Lo afferma in una nota Rita Bernardini, segretaria di Radicali italiani. “Sebbene sia ridotto al lumicino, leggo che il tribunale di sorveglianza di Roma ha rimandato la decisione sulla revoca del 41-bis al 3 ottobre, abbondantemente superate le ferie estive. In questo modo, una parte della magistratura e lo stesso ministero della giustizia – aggiunge -, si contrappongono al giudizio di tre procure della repubblica (Palermo, Caltanissetta e Firenze) che si sono invece pronunciate per la cancellazione del ‘carcere duro’ per Provenzano. Ma non solo. Abbiamo istituzioni che, quanto al rispetto di diritti umani fondamentali, si pongono allo stesso livello di criminalita’ di coloro che affermano di voler combattere”.

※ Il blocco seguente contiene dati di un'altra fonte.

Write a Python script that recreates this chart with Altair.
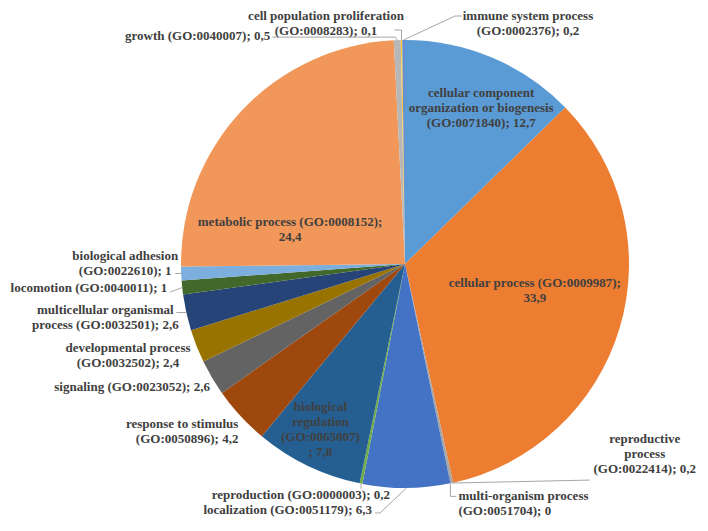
import math
import re
import altair as alt
import pandas as pd

# ---------------- data ----------------
names = [
    "cellular component organization or biogenesis",
    "cellular process",
    "reproductive process",
    "multi-organism process",
    "localization",
    "reproduction",
    "biological regulation",
    "response to stimulus",
    "signaling",
    "developmental process",
    "multicellular organismal process",
    "locomotion",
    "biological adhesion",
    "metabolic process",
    "growth",
    "cell population proliferation",
    "immune system process",
]
go_ids = [
    "GO:0071840", "GO:0009987", "GO:0022414", "GO:0051704", "GO:0051179",
    "GO:0000003", "GO:0065007", "GO:0050896", "GO:0023052", "GO:0032502",
    "GO:0032501", "GO:0040011", "GO:0022610", "GO:0008152", "GO:0040007",
    "GO:0008283", "GO:0002376",
]
values = [12.7, 33.9, 0.2, 0, 6.3, 0.2, 7.8, 4.2, 2.6, 2.4, 2.6, 1, 1, 24.4, 0.5, 0.1, 0.2]

colors = [
    "#5B9BD5", "#ED7D31", "#A5A5A5", "#FFC000", "#4472C4", "#70AD47",
    "#255E91", "#9E480E", "#636363", "#997300", "#264478", "#43682B",
    "#7CAFDD", "#F1975A", "#B7B7B7", "#FFCD33", "#698ED0",
]

# ---------------- layout (styles / label placement) ----------------
CX, CY, R = 397, 256, 224
W, H = 692, 512
FONT = "Times New Roman, Liberation Serif, serif"
FS = 13
LH = 15
TXT = "#404040"
LEADER = "#A6A6A6"

# per label: radius factor, nudge (dx, dy) of block centre, align, tokens per line,
# leader bends (offsets from slice edge)
layout = [
    (0.75, 11, -1, "center", [2, 3, 3], []),
    (0.60, 1, -12, "center", [4, 1], []),
    (1.0, 193, -29, "center", [1, 1, 3], [(138, -3)]),
    (1.0, 8, 20, "left", [2, 3], [(0, 13), (6, 13)]),
    (1.0, -34.4, 22, "right", [4], [(-26.4, 25), (-31.4, 25)]),
    (1.0, 29, 11.4, "right", [4], [(0, 5)]),
    (0.85, -2, -6, "center", [1, 1, 1, 2], []),
    (1.0, -2, 16, "right", [3, 3], []),
    (1.0, -2, 9, "right", [4], []),
    (1.0, -68.6, 9, "center", [2, 3], []),
    (1.0, -81, 5.5, "center", [2, 4], [(-10, 0)]),
    (1.0, -15, 0.5, "right", [4], [(-12, 4.5)]),
    (1.0, -56, -9.5, "center", [2, 3], [(-6, 0)]),
    (0.60, -17, 58, "center", [4, 1], []),
    (1.0, -127, -4, "right", [4], [(-2, -3), (-125, -3)]),
    (1.0, -75.5, -17, "center", [3, 3], [(0, -10), (-7, -10)]),
    (1.0, 124.4, -17, "center", [3, 3], [(51.4, -24), (58.4, -24)]),
]


def fmt(v):
    return str(int(v)) if float(v).is_integer() else str(v).replace(".", ",")


def wrap(text, counts):
    toks = re.findall(r"\(GO:\d+\)|;|[^\s;]+", text)
    lines, i = [], 0
    for c in counts:
        part = toks[i:i + c]
        i += c
        s = ""
        for t in part:
            if s and t != ";":
                s += " "
            s += t
        lines.append(s)
    return "\n".join(lines)


total = sum(values)
arc_df = pd.DataFrame({"name": names, "value": values, "idx": list(range(len(names)))})

lab_rows, seg_rows = [], []
cum = 0.0
for i, (n, g, v) in enumerate(zip(names, go_ids, values)):
    mid = (cum + v / 2) / total * 2 * math.pi
    cum += v
    k, dx, dy, align, counts, bends = layout[i]
    s, c = math.sin(mid), math.cos(mid)
    ex, ey = CX + R * s, CY - R * c
    lx = CX + k * R * s + dx
    ly = CY - k * R * c + dy - (len(counts) - 1) * LH / 2  # first line of the block
    full = f"{n} ({g}); {fmt(v)}"
    lab_rows.append({"lx": lx, "ly": ly, "label": wrap(full, counts), "align": align})
    pts = [(ex, ey)] + [(ex + bx, ey + by) for bx, by in bends]
    for (x1, y1), (x2, y2) in zip(pts[:-1], pts[1:]):
        seg_rows.append({"x1": x1, "y1": y1, "x2": x2, "y2": y2})

lab_df = pd.DataFrame(lab_rows)
seg_df = pd.DataFrame(seg_rows)

pie = alt.Chart(arc_df).mark_arc(outerRadius=R).encode(
    theta=alt.Theta("value:Q", stack=True),
    color=alt.Color("name:N", scale=alt.Scale(domain=names, range=colors), legend=None),
    order=alt.Order("idx:Q"),
    x=alt.value(CX),
    y=alt.value(CY),
)

leaders = alt.Chart(seg_df).mark_rule(color=LEADER, strokeWidth=1).encode(
    x=alt.X("x1:Q", scale=None),
    y=alt.Y("y1:Q", scale=None),
    x2="x2:Q",
    y2="y2:Q",
)

text_layers = []
for al in ["left", "center", "right"]:
    text_layers.append(
        alt.Chart(lab_df).transform_filter(alt.datum.align == al).mark_text(
            font=FONT, fontSize=FS, fontWeight="bold", color=TXT, align=al,
            baseline="middle", lineBreak="\n", lineHeight=LH,
        ).encode(
            x=alt.X("lx:Q", scale=None),
            y=alt.Y("ly:Q", scale=None),
            text="label:N",
        )
    )

chart = alt.layer(pie, leaders, *text_layers).properties(
    width=W, height=H, padding=0, autosize="none",
).configure_view(stroke=None)

chart.save("out.html", embed_options={"renderer": "svg", "actions": False})
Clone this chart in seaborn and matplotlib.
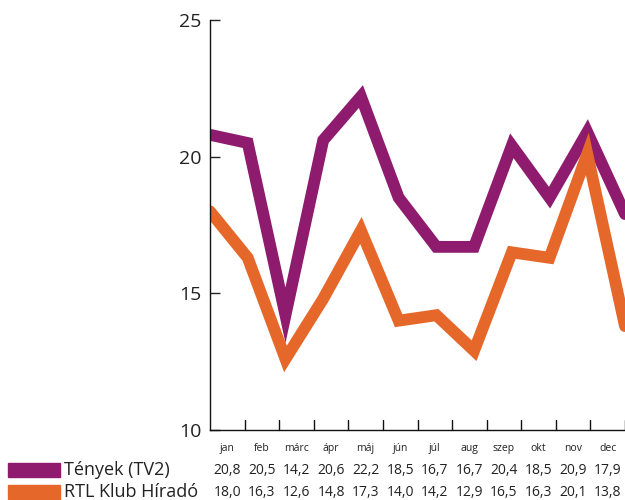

Proprio oggi, il quotidiano il Garantista, ha pubblicato un intervento straziante al figlio del boss:

“Sono abituato a fare visite (non colloqui perche’ non interagisce dal gennaio 2013) separato dal suo letto con un banco di scuola, ma non posso toccarlo. A Milano (San Paolo) non c’e’ il banco fra me e il letto, come all’ospedale di Parma: c’e’ il vetro del 41 bis”. Comincia cosi’ la cronaca scritta da Angelo Provenzano di un “ordinario” colloquio col padre.

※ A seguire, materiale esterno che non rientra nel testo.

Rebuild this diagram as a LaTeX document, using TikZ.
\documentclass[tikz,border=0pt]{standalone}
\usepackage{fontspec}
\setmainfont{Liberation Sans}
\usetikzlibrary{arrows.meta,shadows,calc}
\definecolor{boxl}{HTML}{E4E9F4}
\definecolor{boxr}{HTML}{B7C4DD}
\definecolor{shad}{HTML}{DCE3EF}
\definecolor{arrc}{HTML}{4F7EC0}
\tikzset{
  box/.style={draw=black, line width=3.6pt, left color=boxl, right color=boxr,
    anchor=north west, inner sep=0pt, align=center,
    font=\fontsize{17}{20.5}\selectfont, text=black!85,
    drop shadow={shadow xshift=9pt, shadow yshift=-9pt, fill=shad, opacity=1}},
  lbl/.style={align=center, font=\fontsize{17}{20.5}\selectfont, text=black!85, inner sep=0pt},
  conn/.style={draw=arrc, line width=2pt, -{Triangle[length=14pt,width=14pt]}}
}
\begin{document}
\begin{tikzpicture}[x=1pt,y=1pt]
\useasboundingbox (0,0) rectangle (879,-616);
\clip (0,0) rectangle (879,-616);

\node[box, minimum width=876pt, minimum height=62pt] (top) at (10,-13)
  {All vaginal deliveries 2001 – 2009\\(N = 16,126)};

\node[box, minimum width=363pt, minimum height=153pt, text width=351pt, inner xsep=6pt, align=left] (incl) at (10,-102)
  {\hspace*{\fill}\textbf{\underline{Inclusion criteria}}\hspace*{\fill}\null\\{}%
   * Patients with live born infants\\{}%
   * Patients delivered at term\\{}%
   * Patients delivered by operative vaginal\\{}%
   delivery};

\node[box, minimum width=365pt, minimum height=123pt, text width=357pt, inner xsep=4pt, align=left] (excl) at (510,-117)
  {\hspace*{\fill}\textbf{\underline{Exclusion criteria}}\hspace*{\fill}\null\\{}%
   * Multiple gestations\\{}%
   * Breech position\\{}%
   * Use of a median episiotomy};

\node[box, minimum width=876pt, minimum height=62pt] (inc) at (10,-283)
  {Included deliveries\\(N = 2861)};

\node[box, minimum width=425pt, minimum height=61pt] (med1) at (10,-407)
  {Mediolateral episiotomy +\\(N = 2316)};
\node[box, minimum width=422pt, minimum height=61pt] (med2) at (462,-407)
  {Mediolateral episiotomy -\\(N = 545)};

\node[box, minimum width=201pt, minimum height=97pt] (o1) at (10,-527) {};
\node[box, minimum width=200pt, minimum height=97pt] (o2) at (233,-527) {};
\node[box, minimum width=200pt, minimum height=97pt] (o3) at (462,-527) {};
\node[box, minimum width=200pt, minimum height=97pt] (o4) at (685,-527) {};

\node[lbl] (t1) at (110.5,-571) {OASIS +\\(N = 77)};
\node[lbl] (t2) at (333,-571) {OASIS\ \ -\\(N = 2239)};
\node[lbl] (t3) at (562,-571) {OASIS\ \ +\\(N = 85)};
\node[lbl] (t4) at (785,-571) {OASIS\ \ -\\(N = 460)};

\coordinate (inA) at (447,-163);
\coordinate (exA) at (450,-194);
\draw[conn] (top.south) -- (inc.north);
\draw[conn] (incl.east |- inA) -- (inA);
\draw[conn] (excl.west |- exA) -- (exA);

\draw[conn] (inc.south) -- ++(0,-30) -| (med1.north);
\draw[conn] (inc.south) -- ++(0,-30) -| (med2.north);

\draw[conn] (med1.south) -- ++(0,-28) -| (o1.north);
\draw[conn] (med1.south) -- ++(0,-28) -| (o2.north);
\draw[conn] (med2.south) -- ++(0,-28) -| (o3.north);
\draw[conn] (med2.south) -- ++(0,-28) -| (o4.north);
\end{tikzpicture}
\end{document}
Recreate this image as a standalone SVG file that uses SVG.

“Ti viene detto che, per portarlo li’, devono staccare la spina del materasso antidecubito: al mio buon cuore far durare la visita mensile anche meno dell’ora prevista”, dice. Il colloquio risale al 12 giugno. Il boss, ormai totalmente incapace di intendere e di volere e di comunicare, e’ ricoverato nel reparto detenuti dell’ospedale San Paolo di Milano. “Sono dietro il vetro e gli infermieri lo portano dall’altro lato della stanza. Entrano con lui due guardie del Gom: una a lato del letto, l’altra gli regge la cornetta del citofono – racconta Angelo – Lo chiamo tante volte, ma non riesco neppure ad attrarre il suo sguardo perche’ guarda il soffitto. Io sono osservato e, dopo un quarto d’ora di pugni battuti sul vetro nel tentativo di farmi guardare, sento di essere arrivato. Interrompo il colloquio, dico che va bene cosi'”.

Il figlio di Provenzano cosi’ prosegue il suo racconto: “rientrano gli infermieri e lo portano via. Poi le guardie mi ‘liberano’, mi aprono la porta. Devo rimuovere, per adesso, tutto il turbinio di emozioni: devo parlare col medico. E’ un medico diverso da quello di Parma, ma la diagnosi e la prognosi non cambiano. Se lo portiamo fuori dall’ospedale puo’ vivere 48 ore…Grazie. Abbiamo parlato di un essere vivente solo per tubi, macchine e terapie”. “Se e’ cosi’ incapace, come e’, ho il dovere di tutelarlo. Vengo nominato dal giudice tutelare di Milano amministratore di sostegno dell’incapace. Era mio padre!”